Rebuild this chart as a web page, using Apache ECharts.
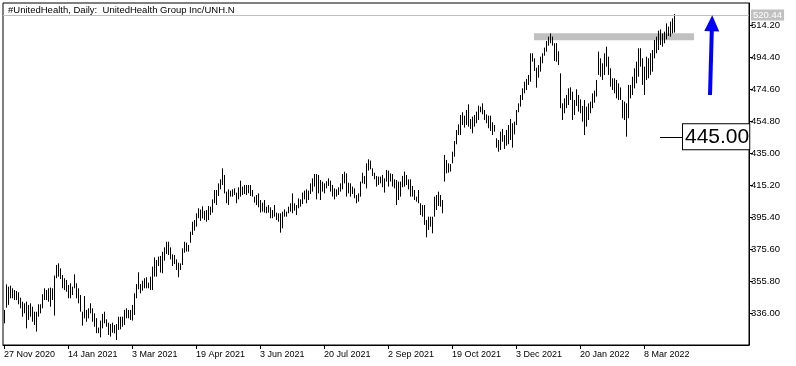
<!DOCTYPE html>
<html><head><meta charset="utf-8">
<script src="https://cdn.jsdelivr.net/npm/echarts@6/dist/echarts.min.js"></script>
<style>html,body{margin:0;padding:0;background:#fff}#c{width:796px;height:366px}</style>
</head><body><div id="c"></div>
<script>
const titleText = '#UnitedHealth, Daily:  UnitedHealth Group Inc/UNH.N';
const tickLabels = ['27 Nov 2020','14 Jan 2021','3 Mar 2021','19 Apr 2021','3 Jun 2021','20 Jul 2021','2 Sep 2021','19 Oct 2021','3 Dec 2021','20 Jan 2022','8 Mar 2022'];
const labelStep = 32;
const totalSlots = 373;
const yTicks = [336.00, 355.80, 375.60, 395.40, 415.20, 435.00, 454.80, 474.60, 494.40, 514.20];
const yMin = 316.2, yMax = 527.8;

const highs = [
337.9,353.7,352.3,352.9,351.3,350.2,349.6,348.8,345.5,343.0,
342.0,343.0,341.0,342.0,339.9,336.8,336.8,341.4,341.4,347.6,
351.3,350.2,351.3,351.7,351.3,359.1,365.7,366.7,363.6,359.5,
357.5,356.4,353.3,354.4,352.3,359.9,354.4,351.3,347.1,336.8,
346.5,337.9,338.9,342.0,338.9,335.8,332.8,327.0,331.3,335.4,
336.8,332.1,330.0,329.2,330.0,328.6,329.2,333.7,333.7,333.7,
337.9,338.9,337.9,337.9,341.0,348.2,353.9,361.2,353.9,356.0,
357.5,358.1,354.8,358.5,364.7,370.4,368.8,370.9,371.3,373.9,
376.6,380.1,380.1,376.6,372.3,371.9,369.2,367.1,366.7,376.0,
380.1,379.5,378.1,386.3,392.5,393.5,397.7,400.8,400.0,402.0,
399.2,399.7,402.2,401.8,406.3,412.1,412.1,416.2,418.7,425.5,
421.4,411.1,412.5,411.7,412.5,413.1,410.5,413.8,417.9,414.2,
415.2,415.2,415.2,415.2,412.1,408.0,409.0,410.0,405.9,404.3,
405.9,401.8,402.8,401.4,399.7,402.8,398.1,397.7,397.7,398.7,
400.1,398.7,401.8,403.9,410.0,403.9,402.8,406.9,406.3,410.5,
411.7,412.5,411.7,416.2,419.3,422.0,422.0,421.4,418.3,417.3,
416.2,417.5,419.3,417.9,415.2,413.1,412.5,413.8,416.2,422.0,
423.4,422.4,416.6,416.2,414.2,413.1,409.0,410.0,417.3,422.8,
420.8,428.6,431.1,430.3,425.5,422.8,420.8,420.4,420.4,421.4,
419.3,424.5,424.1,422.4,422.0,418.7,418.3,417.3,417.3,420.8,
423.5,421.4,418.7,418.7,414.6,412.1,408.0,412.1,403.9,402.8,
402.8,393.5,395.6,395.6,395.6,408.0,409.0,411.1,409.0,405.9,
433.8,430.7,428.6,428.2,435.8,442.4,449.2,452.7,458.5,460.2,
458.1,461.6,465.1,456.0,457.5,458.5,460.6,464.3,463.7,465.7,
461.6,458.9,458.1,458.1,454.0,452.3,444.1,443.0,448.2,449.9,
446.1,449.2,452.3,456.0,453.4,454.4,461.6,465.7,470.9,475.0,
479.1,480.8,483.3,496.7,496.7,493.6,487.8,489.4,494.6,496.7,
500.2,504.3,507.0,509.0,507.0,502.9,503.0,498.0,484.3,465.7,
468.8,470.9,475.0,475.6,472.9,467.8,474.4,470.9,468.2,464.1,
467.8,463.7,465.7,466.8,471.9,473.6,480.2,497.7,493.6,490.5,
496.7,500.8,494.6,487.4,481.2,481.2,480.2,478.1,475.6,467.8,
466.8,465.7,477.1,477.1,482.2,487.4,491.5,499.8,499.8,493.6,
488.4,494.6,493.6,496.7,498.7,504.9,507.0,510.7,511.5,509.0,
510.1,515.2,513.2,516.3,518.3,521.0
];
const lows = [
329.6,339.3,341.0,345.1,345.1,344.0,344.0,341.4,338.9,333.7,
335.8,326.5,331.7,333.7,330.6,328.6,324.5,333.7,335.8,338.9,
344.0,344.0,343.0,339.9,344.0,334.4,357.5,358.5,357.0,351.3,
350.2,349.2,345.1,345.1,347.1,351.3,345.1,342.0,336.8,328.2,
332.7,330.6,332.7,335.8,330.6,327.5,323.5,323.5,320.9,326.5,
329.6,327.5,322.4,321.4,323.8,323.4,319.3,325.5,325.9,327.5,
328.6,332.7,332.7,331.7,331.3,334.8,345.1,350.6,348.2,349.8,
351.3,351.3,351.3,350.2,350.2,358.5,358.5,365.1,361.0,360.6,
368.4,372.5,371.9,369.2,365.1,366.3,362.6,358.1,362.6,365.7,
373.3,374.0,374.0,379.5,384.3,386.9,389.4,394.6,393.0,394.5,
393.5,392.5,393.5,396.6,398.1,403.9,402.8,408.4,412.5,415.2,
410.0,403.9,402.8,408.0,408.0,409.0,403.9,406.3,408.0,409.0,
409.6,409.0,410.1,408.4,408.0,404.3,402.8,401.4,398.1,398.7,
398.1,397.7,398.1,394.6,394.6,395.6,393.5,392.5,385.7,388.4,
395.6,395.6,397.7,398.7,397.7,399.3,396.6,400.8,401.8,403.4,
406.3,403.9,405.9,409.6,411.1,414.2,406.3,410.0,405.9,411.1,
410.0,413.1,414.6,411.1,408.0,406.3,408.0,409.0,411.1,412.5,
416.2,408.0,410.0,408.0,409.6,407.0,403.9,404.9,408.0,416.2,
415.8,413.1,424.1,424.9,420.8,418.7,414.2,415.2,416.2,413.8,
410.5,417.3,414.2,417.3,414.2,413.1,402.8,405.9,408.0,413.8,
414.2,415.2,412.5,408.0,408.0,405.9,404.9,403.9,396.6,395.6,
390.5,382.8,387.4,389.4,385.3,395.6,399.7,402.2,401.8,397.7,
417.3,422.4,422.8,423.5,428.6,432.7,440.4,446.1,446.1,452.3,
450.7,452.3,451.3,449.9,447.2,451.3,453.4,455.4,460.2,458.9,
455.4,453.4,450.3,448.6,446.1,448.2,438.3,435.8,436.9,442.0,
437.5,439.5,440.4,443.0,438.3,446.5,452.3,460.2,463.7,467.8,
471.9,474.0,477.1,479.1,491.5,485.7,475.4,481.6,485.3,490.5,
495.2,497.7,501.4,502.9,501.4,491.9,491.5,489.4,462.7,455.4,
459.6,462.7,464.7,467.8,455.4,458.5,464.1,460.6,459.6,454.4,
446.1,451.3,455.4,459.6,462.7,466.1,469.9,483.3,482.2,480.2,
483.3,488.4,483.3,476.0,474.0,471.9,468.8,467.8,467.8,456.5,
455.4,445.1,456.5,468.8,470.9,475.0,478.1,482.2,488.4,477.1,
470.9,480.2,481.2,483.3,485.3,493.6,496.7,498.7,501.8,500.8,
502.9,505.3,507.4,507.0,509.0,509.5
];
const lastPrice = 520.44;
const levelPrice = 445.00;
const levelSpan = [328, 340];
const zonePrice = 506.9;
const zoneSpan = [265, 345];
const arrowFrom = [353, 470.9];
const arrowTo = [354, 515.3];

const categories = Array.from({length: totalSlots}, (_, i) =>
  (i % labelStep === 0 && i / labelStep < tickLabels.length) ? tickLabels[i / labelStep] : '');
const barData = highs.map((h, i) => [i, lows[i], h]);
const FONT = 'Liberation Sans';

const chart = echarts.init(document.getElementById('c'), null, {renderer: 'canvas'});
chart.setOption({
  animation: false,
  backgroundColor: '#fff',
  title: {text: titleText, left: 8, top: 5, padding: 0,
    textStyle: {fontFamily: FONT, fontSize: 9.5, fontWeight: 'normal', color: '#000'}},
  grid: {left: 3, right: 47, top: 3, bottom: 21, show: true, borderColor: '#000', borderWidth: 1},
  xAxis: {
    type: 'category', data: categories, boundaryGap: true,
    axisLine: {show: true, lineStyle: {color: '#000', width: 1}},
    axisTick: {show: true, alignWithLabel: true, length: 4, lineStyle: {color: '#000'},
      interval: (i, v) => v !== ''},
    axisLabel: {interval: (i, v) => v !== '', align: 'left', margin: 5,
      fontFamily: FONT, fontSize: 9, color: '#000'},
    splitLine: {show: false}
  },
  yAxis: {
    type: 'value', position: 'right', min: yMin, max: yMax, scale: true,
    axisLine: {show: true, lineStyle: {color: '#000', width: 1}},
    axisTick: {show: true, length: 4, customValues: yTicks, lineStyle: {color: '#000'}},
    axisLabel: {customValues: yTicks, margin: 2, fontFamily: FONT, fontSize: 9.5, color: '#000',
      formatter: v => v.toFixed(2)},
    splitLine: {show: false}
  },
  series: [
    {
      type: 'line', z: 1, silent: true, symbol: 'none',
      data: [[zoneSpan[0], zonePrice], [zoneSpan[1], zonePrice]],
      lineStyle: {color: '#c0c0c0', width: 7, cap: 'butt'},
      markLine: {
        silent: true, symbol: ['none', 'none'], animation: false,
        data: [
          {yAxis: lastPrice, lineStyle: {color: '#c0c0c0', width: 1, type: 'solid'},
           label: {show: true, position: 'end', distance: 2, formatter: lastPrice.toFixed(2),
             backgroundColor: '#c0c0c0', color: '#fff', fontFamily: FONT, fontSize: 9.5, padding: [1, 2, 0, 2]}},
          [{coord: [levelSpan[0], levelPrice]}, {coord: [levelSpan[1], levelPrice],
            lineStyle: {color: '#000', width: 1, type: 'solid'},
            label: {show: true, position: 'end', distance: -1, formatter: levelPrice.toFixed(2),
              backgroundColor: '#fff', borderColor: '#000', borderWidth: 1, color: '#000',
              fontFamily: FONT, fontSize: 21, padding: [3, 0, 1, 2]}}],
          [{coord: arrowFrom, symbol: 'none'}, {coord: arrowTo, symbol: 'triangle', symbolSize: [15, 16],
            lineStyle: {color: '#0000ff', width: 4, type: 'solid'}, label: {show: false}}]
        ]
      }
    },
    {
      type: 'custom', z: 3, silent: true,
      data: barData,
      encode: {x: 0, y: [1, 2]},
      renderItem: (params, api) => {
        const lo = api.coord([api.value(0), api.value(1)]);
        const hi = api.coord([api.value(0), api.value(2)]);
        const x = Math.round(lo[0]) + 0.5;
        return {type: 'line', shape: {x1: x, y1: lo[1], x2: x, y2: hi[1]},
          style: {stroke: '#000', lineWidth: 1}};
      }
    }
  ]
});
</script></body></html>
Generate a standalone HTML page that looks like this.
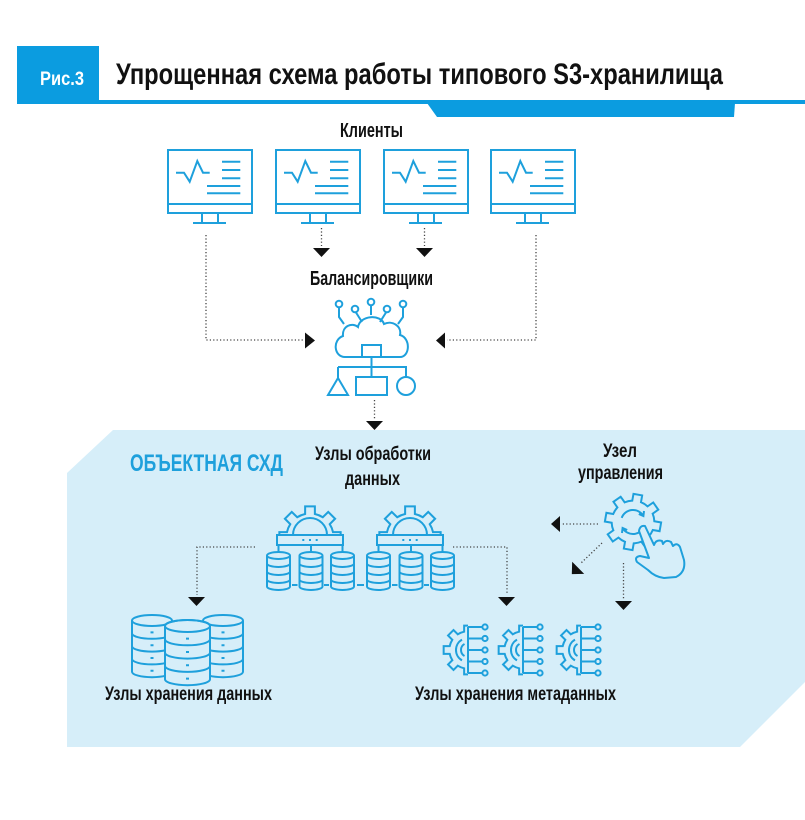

Goal: Reproduce the records above from their first line to the line bearing "const yMin = 316.2, yMax = 527.8;", both ends included, leaving every picture out.

The solution:
Rebuild this chart as a web page, using Apache ECharts.
<!DOCTYPE html>
<html><head><meta charset="utf-8">
<script src="https://cdn.jsdelivr.net/npm/echarts@6/dist/echarts.min.js"></script>
<style>html,body{margin:0;padding:0;background:#fff}#c{width:796px;height:366px}</style>
</head><body><div id="c"></div>
<script>
const titleText = '#UnitedHealth, Daily:  UnitedHealth Group Inc/UNH.N';
const tickLabels = ['27 Nov 2020','14 Jan 2021','3 Mar 2021','19 Apr 2021','3 Jun 2021','20 Jul 2021','2 Sep 2021','19 Oct 2021','3 Dec 2021','20 Jan 2022','8 Mar 2022'];
const labelStep = 32;
const totalSlots = 373;
const yTicks = [336.00, 355.80, 375.60, 395.40, 415.20, 435.00, 454.80, 474.60, 494.40, 514.20];
const yMin = 316.2, yMax = 527.8;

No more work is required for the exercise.